Short exercise:
Reproduce the listing below word for word, with no pictures.

Source material:

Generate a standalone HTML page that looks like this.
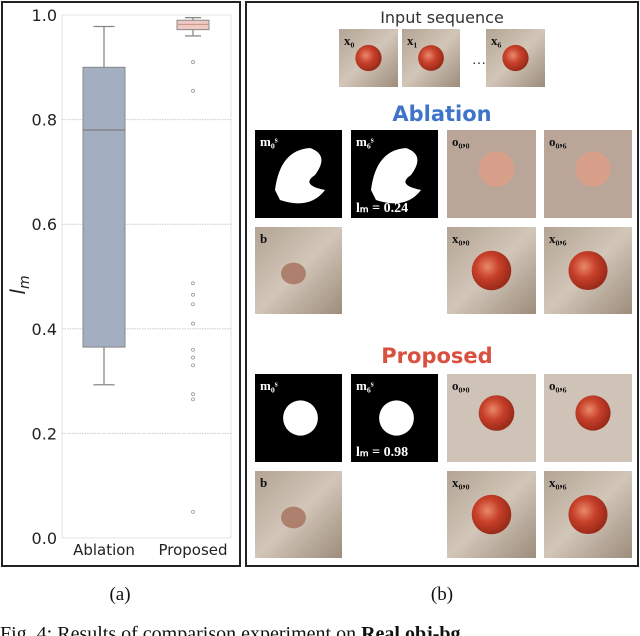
<!DOCTYPE html>
<html><head><meta charset="utf-8"><style>
body{margin:0;background:#fff;width:640px;height:636px;overflow:hidden}
svg{display:block}
.t{font-family:"DejaVu Sans","Liberation Sans",sans-serif}
.s{font-family:"Liberation Serif",serif}
</style></head><body>
<svg width="640" height="636" viewBox="0 0 640 636">
<defs>
<radialGradient id="tom" cx="0.4" cy="0.4" r="0.6"><stop offset="0" stop-color="#e88a6a"/><stop offset="0.5" stop-color="#c8402a"/><stop offset="1" stop-color="#9a2a1a"/></radialGradient>
<linearGradient id="wood" x1="0" y1="0" x2="1" y2="1"><stop offset="0" stop-color="#b3a494"/><stop offset="0.5" stop-color="#d2c6b8"/><stop offset="1" stop-color="#9c8c7c"/></linearGradient>
</defs>
<rect x="2" y="2" width="238" height="564" fill="none" stroke="#222" stroke-width="2"/>
<rect x="246" y="2" width="392" height="564" fill="none" stroke="#222" stroke-width="2"/>
<g id="chart"></g>
<g id="imgs"></g>
<text x="442" y="23" class="t" font-size="16" fill="#333" text-anchor="middle">Input sequence</text>
<text x="442" y="121" class="t" font-size="21" font-weight="bold" fill="#3f74c9" text-anchor="middle">Ablation</text>
<text x="437" y="363" class="t" font-size="21" font-weight="bold" fill="#d9503f" text-anchor="middle">Proposed</text>
<text x="472" y="64" class="s" font-size="14" fill="#222">…</text>
<text x="120" y="600" class="s" font-size="19" fill="#111" text-anchor="middle">(a)</text>
<text x="442" y="600" class="s" font-size="19" fill="#111" text-anchor="middle">(b)</text>
<text x="0" y="640" class="s" font-size="20" fill="#111">Fig. 4: Results of comparison experiment on <tspan font-weight="bold">Real obj-bg</tspan></text>
</svg>
<script>
const categories=["Ablation","Proposed"];
const q1=[0.365,0.972];
const medians=[0.78,0.982];
const q3=[0.90,0.99];
const whiskLo=[0.293,0.96];
const whiskHi=[0.978,0.995];
const outliersProposed=[0.91,0.855,0.487,0.465,0.447,0.41,0.36,0.345,0.33,0.275,0.265,0.05];
const yTicks=[0,0.2,0.4,0.6,0.8,1.0];
const fills=["#a3aec0","#efc9c4"];
const NS="http://www.w3.org/2000/svg";
const y=v=>538-v*523;
const xc=i=>[104,193][i];
const bw=[42,32];
const g=document.getElementById('chart');
function mk(t,a,p){const e=document.createElementNS(NS,t);for(const k in a)e.setAttribute(k,a[k]);(p||g).appendChild(e);return e;}
mk('rect',{x:62,y:15,width:169,height:523,fill:'none',stroke:'#e4e4e4'});
yTicks.forEach(v=>{
 if(v>0&&v<1){const l=mk('line',{x1:62,x2:231,y1:y(v),y2:y(v),stroke:'#ccc','stroke-dasharray':'1.5 1'});}
 const t=mk('text',{x:57,y:y(v)+6,'text-anchor':'end','font-size':16,fill:'#222',class:'t'});t.textContent=v.toFixed(1);
 
 
});
const yl=mk('text',{x:25,y:285,'font-size':20,fill:'#222',class:'t','font-style':'italic',transform:'rotate(-90 25 285)','text-anchor':'middle'});
yl.innerHTML='l<tspan font-size="14" dy="4">m</tspan>';


categories.forEach((c,i)=>{
 const x=xc(i),w=bw[i];
 mk('line',{x1:x,x2:x,y1:y(whiskHi[i]),y2:y(q3[i]),stroke:'#888','stroke-width':1.3});
 mk('line',{x1:x,x2:x,y1:y(q1[i]),y2:y(whiskLo[i]),stroke:'#888','stroke-width':1.3});
 mk('line',{x1:x-w/4,x2:x+w/4,y1:y(whiskHi[i]),y2:y(whiskHi[i]),stroke:'#888','stroke-width':1.3});
 mk('line',{x1:x-w/4,x2:x+w/4,y1:y(whiskLo[i]),y2:y(whiskLo[i]),stroke:'#888','stroke-width':1.3});
 const b=mk('rect',{x:x-w/2,y:y(q3[i]),width:w,height:y(q1[i])-y(q3[i]),fill:fills[i],stroke:'#888'});
 
 
 mk('line',{x1:x-w/2,x2:x+w/2,y1:y(medians[i]),y2:y(medians[i]),stroke:i?'#c99a8a':'#777','stroke-width':1.2});
 const t=mk('text',{x:x,y:555,'text-anchor':'middle','font-size':15,fill:'#222',class:'t'});t.textContent=c;
 
 
});
outliersProposed.forEach(v=>{
 const o=mk('circle',{cx:xc(1),cy:y(v),r:1.5,fill:'none',stroke:'#999','stroke-width':0.8});
 
 
});
const G=document.getElementById('imgs');
function tile(x,yy,w,h,kind,label,lm){
 const gg=mk('g',{},G);
  
 if(kind==='mask'||kind==='mask2'){
  mk('rect',{x,y:yy,width:w,height:h,fill:'#000'},gg);
  if(kind==='mask'){mk('path',{d:`M${x+20} ${yy+60} Q${x+25} ${yy+20} ${x+55} ${yy+18} Q${x+75} ${yy+25} ${x+60} ${yy+45} Q${x+45} ${yy+55} ${x+70} ${yy+60} Q${x+55} ${yy+80} ${x+25} ${yy+70}Z`,fill:'#fff'},gg);}
  else mk('ellipse',{cx:x+w/2+2,cy:yy+h/2,rx:w/5,ry:h/5,fill:'#fff'},gg);
 } else if(kind==='obj'||kind==='objbad'){
  mk('rect',{x,y:yy,width:w,height:h,fill:kind==='obj'?'#cfc2b6':'#b9a698'},gg);
  mk('circle',{cx:x+w/2+5,cy:yy+h/2-5,r:w/5,fill:kind==='obj'?'url(#tom)':'#d8a08a'},gg);
 } else {
  mk('rect',{x,y:yy,width:w,height:h,fill:'url(#wood)'},gg);
  if(kind!=='bg') mk('circle',{cx:x+w/2,cy:yy+h/2,r:w/4.5,fill:'url(#tom)'},gg);
  else mk('ellipse',{cx:x+w/2-5,cy:yy+h/2+3,rx:w/7,ry:h/8,fill:'#a0644e',opacity:0.7},gg);
 }
 const t=mk('text',{x:x+5,y:yy+16,'font-size':13,'font-weight':'bold',fill:kind.startsWith('mask')?'#fff':'#111',class:'s'},gg);
 t.textContent=label;
 if(lm){const l=mk('text',{x:x+5,y:yy+h-6,'font-size':14,'font-weight':'bold',fill:'#fff',class:'s'},gg);l.textContent=lm;}
}
tile(339,29,59,58,'img','x₀');tile(402,29,58,58,'img','x₁');tile(486,29,59,58,'img','x₆');
const cols=[255,351,447,544];
[[130,227,'mask','0.24','objbad'],[374,471,'mask2','0.98','obj']].forEach(r=>{
 tile(cols[0],r[0],87,88,r[2],'m₀ˢ');tile(cols[1],r[0],87,88,r[2],'m₆ˢ',null,);
 const lm=mk('text',{x:cols[1]+5,y:r[0]+82,'font-size':14,'font-weight':'bold',fill:'#fff',class:'s'},G);lm.textContent='lₘ = '+r[3];
 tile(cols[2],r[0],89,88,r[4],'o₀,₀');tile(cols[3],r[0],88,88,r[4],'o₀,₆');
 tile(cols[0],r[1],87,87,'bg','b');tile(cols[2],r[1],89,87,'img','x₀,₀');tile(cols[3],r[1],88,87,'img','x₀,₆');
});
</script>
</body></html>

The answer:
Generate a standalone HTML page that looks like this.
<!DOCTYPE html>
<html><head><meta charset="utf-8"><style>
body{margin:0;background:#fff;width:640px;height:636px;overflow:hidden}
svg{display:block}
.t{font-family:"DejaVu Sans","Liberation Sans",sans-serif}
.s{font-family:"Liberation Serif",serif}
</style></head><body>
<svg width="640" height="636" viewBox="0 0 640 636">
<defs>
<radialGradient id="tom" cx="0.4" cy="0.4" r="0.6"><stop offset="0" stop-color="#e88a6a"/><stop offset="0.5" stop-color="#c8402a"/><stop offset="1" stop-color="#9a2a1a"/></radialGradient>
<linearGradient id="wood" x1="0" y1="0" x2="1" y2="1"><stop offset="0" stop-color="#b3a494"/><stop offset="0.5" stop-color="#d2c6b8"/><stop offset="1" stop-color="#9c8c7c"/></linearGradient>
</defs>
<rect x="2" y="2" width="238" height="564" fill="none" stroke="#222" stroke-width="2"/>
<rect x="246" y="2" width="392" height="564" fill="none" stroke="#222" stroke-width="2"/>
<g id="chart"></g>
<g id="imgs"></g>
<text x="442" y="23" class="t" font-size="16" fill="#333" text-anchor="middle">Input sequence</text>
<text x="442" y="121" class="t" font-size="21" font-weight="bold" fill="#3f74c9" text-anchor="middle">Ablation</text>
<text x="437" y="363" class="t" font-size="21" font-weight="bold" fill="#d9503f" text-anchor="middle">Proposed</text>
<text x="472" y="64" class="s" font-size="14" fill="#222">…</text>
<text x="120" y="600" class="s" font-size="19" fill="#111" text-anchor="middle">(a)</text>
<text x="442" y="600" class="s" font-size="19" fill="#111" text-anchor="middle">(b)</text>
<text x="0" y="640" class="s" font-size="20" fill="#111">Fig. 4: Results of comparison experiment on <tspan font-weight="bold">Real obj-bg</tspan></text>
</svg>
<script>
const categories=["Ablation","Proposed"];
const q1=[0.365,0.972];
const medians=[0.78,0.982];
const q3=[0.90,0.99];
const whiskLo=[0.293,0.96];
const whiskHi=[0.978,0.995];
const outliersProposed=[0.91,0.855,0.487,0.465,0.447,0.41,0.36,0.345,0.33,0.275,0.265,0.05];
const yTicks=[0,0.2,0.4,0.6,0.8,1.0];
const fills=["#a3aec0","#efc9c4"];
const NS="http://www.w3.org/2000/svg";
const y=v=>538-v*523;
const xc=i=>[104,193][i];
const bw=[42,32];
const g=document.getElementById('chart');
function mk(t,a,p){const e=document.createElementNS(NS,t);for(const k in a)e.setAttribute(k,a[k]);(p||g).appendChild(e);return e;}
mk('rect',{x:62,y:15,width:169,height:523,fill:'none',stroke:'#e4e4e4'});
yTicks.forEach(v=>{
 if(v>0&&v<1){const l=mk('line',{x1:62,x2:231,y1:y(v),y2:y(v),stroke:'#ccc','stroke-dasharray':'1.5 1'});}
 const t=mk('text',{x:57,y:y(v)+6,'text-anchor':'end','font-size':16,fill:'#222',class:'t'});t.textContent=v.toFixed(1);
 
 
});
const yl=mk('text',{x:25,y:285,'font-size':20,fill:'#222',class:'t','font-style':'italic',transform:'rotate(-90 25 285)','text-anchor':'middle'});
yl.innerHTML='l<tspan font-size="14" dy="4">m</tspan>';


categories.forEach((c,i)=>{
 const x=xc(i),w=bw[i];
 mk('line',{x1:x,x2:x,y1:y(whiskHi[i]),y2:y(q3[i]),stroke:'#888','stroke-width':1.3});
 mk('line',{x1:x,x2:x,y1:y(q1[i]),y2:y(whiskLo[i]),stroke:'#888','stroke-width':1.3});
 mk('line',{x1:x-w/4,x2:x+w/4,y1:y(whiskHi[i]),y2:y(whiskHi[i]),stroke:'#888','stroke-width':1.3});
 mk('line',{x1:x-w/4,x2:x+w/4,y1:y(whiskLo[i]),y2:y(whiskLo[i]),stroke:'#888','stroke-width':1.3});
 const b=mk('rect',{x:x-w/2,y:y(q3[i]),width:w,height:y(q1[i])-y(q3[i]),fill:fills[i],stroke:'#888'});
 
 
 mk('line',{x1:x-w/2,x2:x+w/2,y1:y(medians[i]),y2:y(medians[i]),stroke:i?'#c99a8a':'#777','stroke-width':1.2});
 const t=mk('text',{x:x,y:555,'text-anchor':'middle','font-size':15,fill:'#222',class:'t'});t.textContent=c;
 
 
});
outliersProposed.forEach(v=>{
 const o=mk('circle',{cx:xc(1),cy:y(v),r:1.5,fill:'none',stroke:'#999','stroke-width':0.8});
 
 
});
const G=document.getElementById('imgs');
function tile(x,yy,w,h,kind,label,lm){
 const gg=mk('g',{},G);
  
 if(kind==='mask'||kind==='mask2'){
  mk('rect',{x,y:yy,width:w,height:h,fill:'#000'},gg);
  if(kind==='mask'){mk('path',{d:`M${x+20} ${yy+60} Q${x+25} ${yy+20} ${x+55} ${yy+18} Q${x+75} ${yy+25} ${x+60} ${yy+45} Q${x+45} ${yy+55} ${x+70} ${yy+60} Q${x+55} ${yy+80} ${x+25} ${yy+70}Z`,fill:'#fff'},gg);}
  else mk('ellipse',{cx:x+w/2+2,cy:yy+h/2,rx:w/5,ry:h/5,fill:'#fff'},gg);
 } else if(kind==='obj'||kind==='objbad'){
  mk('rect',{x,y:yy,width:w,height:h,fill:kind==='obj'?'#cfc2b6':'#b9a698'},gg);
  mk('circle',{cx:x+w/2+5,cy:yy+h/2-5,r:w/5,fill:kind==='obj'?'url(#tom)':'#d8a08a'},gg);
 } else {
  mk('rect',{x,y:yy,width:w,height:h,fill:'url(#wood)'},gg);
  if(kind!=='bg') mk('circle',{cx:x+w/2,cy:yy+h/2,r:w/4.5,fill:'url(#tom)'},gg);
  else mk('ellipse',{cx:x+w/2-5,cy:yy+h/2+3,rx:w/7,ry:h/8,fill:'#a0644e',opacity:0.7},gg);
 }
 const t=mk('text',{x:x+5,y:yy+16,'font-size':13,'font-weight':'bold',fill:kind.startsWith('mask')?'#fff':'#111',class:'s'},gg);
 t.textContent=label;
 if(lm){const l=mk('text',{x:x+5,y:yy+h-6,'font-size':14,'font-weight':'bold',fill:'#fff',class:'s'},gg);l.textContent=lm;}
}
tile(339,29,59,58,'img','x₀');tile(402,29,58,58,'img','x₁');tile(486,29,59,58,'img','x₆');
const cols=[255,351,447,544];
[[130,227,'mask','0.24','objbad'],[374,471,'mask2','0.98','obj']].forEach(r=>{
 tile(cols[0],r[0],87,88,r[2],'m₀ˢ');tile(cols[1],r[0],87,88,r[2],'m₆ˢ',null,);
 const lm=mk('text',{x:cols[1]+5,y:r[0]+82,'font-size':14,'font-weight':'bold',fill:'#fff',class:'s'},G);lm.textContent='lₘ = '+r[3];
 tile(cols[2],r[0],89,88,r[4],'o₀,₀');tile(cols[3],r[0],88,88,r[4],'o₀,₆');
 tile(cols[0],r[1],87,87,'bg','b');tile(cols[2],r[1],89,87,'img','x₀,₀');tile(cols[3],r[1],88,87,'img','x₀,₆');
});
</script>
</body></html>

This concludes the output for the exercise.